» WRITTEN EXERCISE
With the pictures left out, copy the listing below exactly.
───── RECORDED DATA
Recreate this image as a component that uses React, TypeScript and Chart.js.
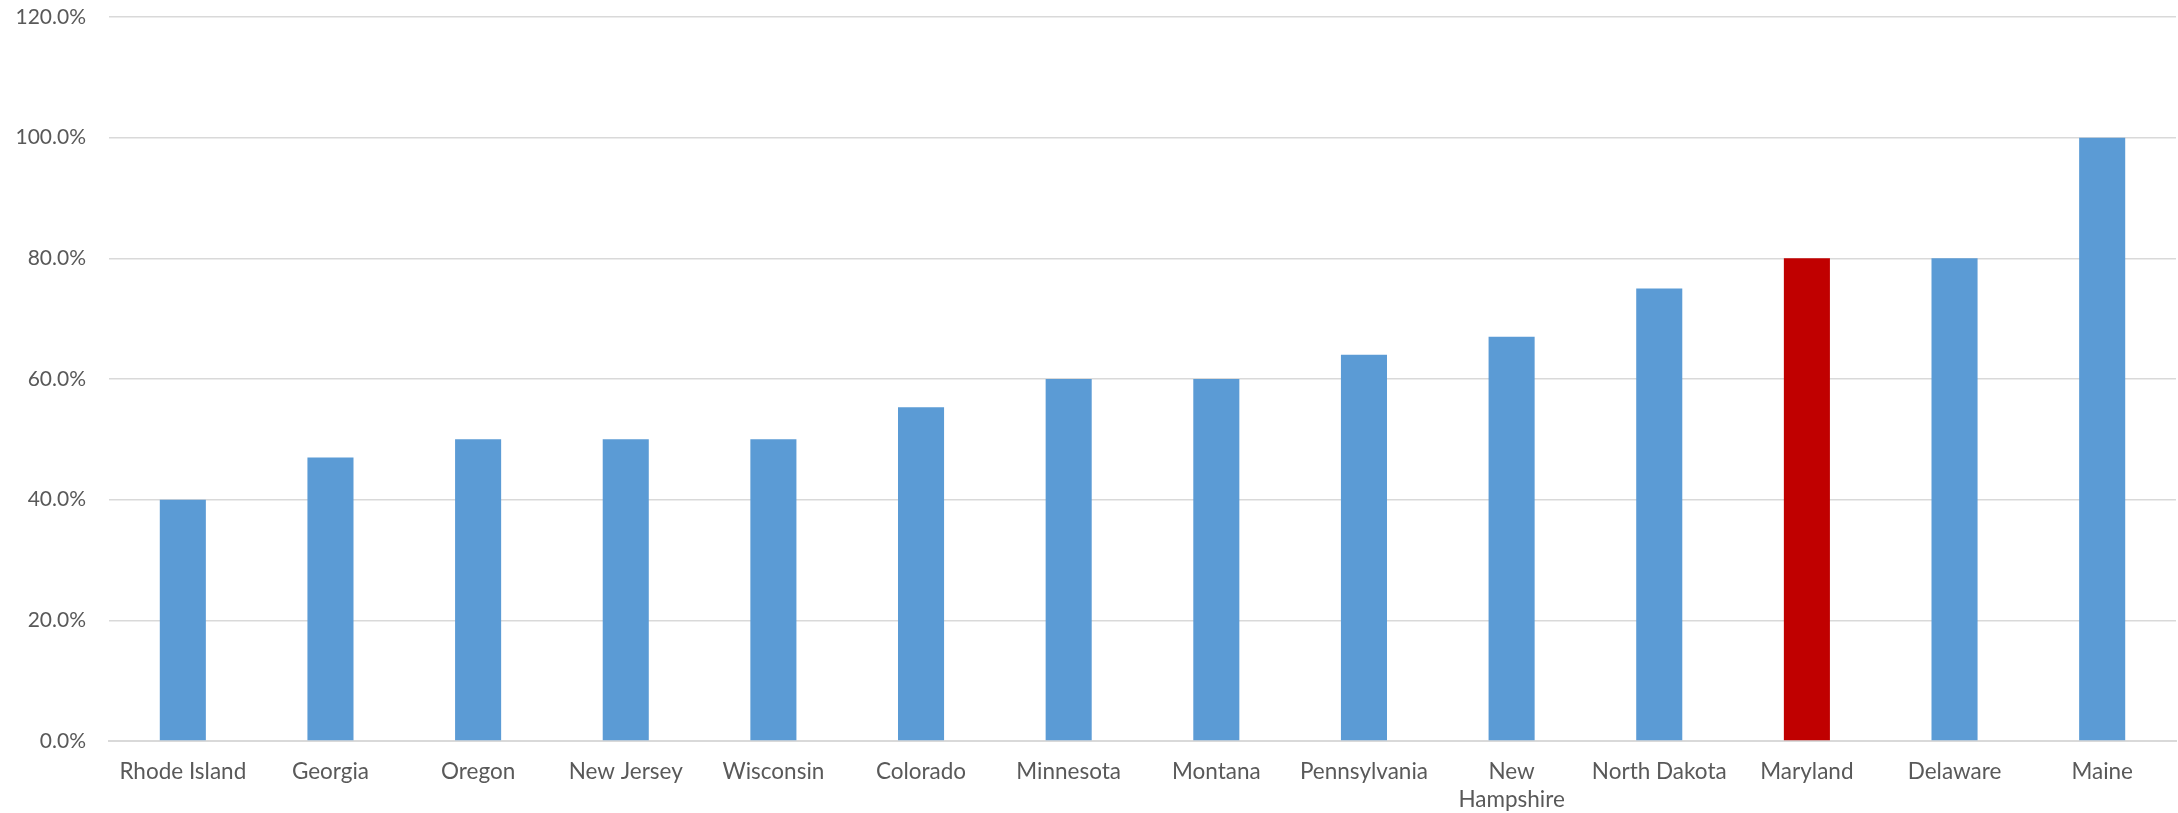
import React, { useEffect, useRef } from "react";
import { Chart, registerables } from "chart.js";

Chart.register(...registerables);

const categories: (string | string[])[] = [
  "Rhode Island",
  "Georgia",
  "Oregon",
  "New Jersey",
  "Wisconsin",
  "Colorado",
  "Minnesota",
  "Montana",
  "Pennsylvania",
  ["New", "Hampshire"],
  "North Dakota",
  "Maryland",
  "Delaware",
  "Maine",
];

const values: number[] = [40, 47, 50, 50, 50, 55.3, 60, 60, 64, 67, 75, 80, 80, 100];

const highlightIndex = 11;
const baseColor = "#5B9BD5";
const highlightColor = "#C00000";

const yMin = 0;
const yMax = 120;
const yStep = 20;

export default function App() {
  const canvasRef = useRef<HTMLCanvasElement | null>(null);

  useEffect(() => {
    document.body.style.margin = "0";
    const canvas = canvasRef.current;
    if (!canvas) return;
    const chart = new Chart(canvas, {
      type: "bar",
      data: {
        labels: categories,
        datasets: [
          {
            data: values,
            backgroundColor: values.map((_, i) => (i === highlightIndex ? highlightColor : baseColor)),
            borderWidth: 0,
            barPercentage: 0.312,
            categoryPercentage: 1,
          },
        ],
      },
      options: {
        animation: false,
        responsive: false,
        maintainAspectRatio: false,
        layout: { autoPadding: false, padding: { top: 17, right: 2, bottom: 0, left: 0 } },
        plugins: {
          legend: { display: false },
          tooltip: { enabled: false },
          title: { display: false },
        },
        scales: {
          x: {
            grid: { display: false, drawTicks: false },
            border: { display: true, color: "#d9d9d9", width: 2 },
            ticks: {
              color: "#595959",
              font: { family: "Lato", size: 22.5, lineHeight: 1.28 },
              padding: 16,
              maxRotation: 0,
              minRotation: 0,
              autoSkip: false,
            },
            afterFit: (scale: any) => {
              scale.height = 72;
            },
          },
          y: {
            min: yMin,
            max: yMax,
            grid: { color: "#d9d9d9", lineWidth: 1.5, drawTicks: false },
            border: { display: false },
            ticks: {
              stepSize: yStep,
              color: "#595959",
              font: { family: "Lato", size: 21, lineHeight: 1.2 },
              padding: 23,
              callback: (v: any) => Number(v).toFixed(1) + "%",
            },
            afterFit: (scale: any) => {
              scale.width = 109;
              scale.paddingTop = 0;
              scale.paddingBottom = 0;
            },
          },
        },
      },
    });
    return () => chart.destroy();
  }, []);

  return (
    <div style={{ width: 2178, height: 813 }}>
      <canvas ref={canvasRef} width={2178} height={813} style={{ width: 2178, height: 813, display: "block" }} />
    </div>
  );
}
──────────
» SOLUTION FOR THIS TASK
Recreate this image as a component that uses React, TypeScript and Chart.js.
import React, { useEffect, useRef } from "react";
import { Chart, registerables } from "chart.js";

Chart.register(...registerables);

const categories: (string | string[])[] = [
  "Rhode Island",
  "Georgia",
  "Oregon",
  "New Jersey",
  "Wisconsin",
  "Colorado",
  "Minnesota",
  "Montana",
  "Pennsylvania",
  ["New", "Hampshire"],
  "North Dakota",
  "Maryland",
  "Delaware",
  "Maine",
];

const values: number[] = [40, 47, 50, 50, 50, 55.3, 60, 60, 64, 67, 75, 80, 80, 100];

const highlightIndex = 11;
const baseColor = "#5B9BD5";
const highlightColor = "#C00000";

const yMin = 0;
const yMax = 120;
const yStep = 20;

export default function App() {
  const canvasRef = useRef<HTMLCanvasElement | null>(null);

  useEffect(() => {
    document.body.style.margin = "0";
    const canvas = canvasRef.current;
    if (!canvas) return;
    const chart = new Chart(canvas, {
      type: "bar",
      data: {
        labels: categories,
        datasets: [
          {
            data: values,
            backgroundColor: values.map((_, i) => (i === highlightIndex ? highlightColor : baseColor)),
            borderWidth: 0,
            barPercentage: 0.312,
            categoryPercentage: 1,
          },
        ],
      },
      options: {
        animation: false,
        responsive: false,
        maintainAspectRatio: false,
        layout: { autoPadding: false, padding: { top: 17, right: 2, bottom: 0, left: 0 } },
        plugins: {
          legend: { display: false },
          tooltip: { enabled: false },
          title: { display: false },
        },
        scales: {
          x: {
            grid: { display: false, drawTicks: false },
            border: { display: true, color: "#d9d9d9", width: 2 },
            ticks: {
              color: "#595959",
              font: { family: "Lato", size: 22.5, lineHeight: 1.28 },
              padding: 16,
              maxRotation: 0,
              minRotation: 0,
              autoSkip: false,
            },
            afterFit: (scale: any) => {
              scale.height = 72;
            },
          },
          y: {
            min: yMin,
            max: yMax,
            grid: { color: "#d9d9d9", lineWidth: 1.5, drawTicks: false },
            border: { display: false },
            ticks: {
              stepSize: yStep,
              color: "#595959",
              font: { family: "Lato", size: 21, lineHeight: 1.2 },
              padding: 23,
              callback: (v: any) => Number(v).toFixed(1) + "%",
            },
            afterFit: (scale: any) => {
              scale.width = 109;
              scale.paddingTop = 0;
              scale.paddingBottom = 0;
            },
          },
        },
      },
    });
    return () => chart.destroy();
  }, []);

  return (
    <div style={{ width: 2178, height: 813 }}>
      <canvas ref={canvasRef} width={2178} height={813} style={{ width: 2178, height: 813, display: "block" }} />
    </div>
  );
}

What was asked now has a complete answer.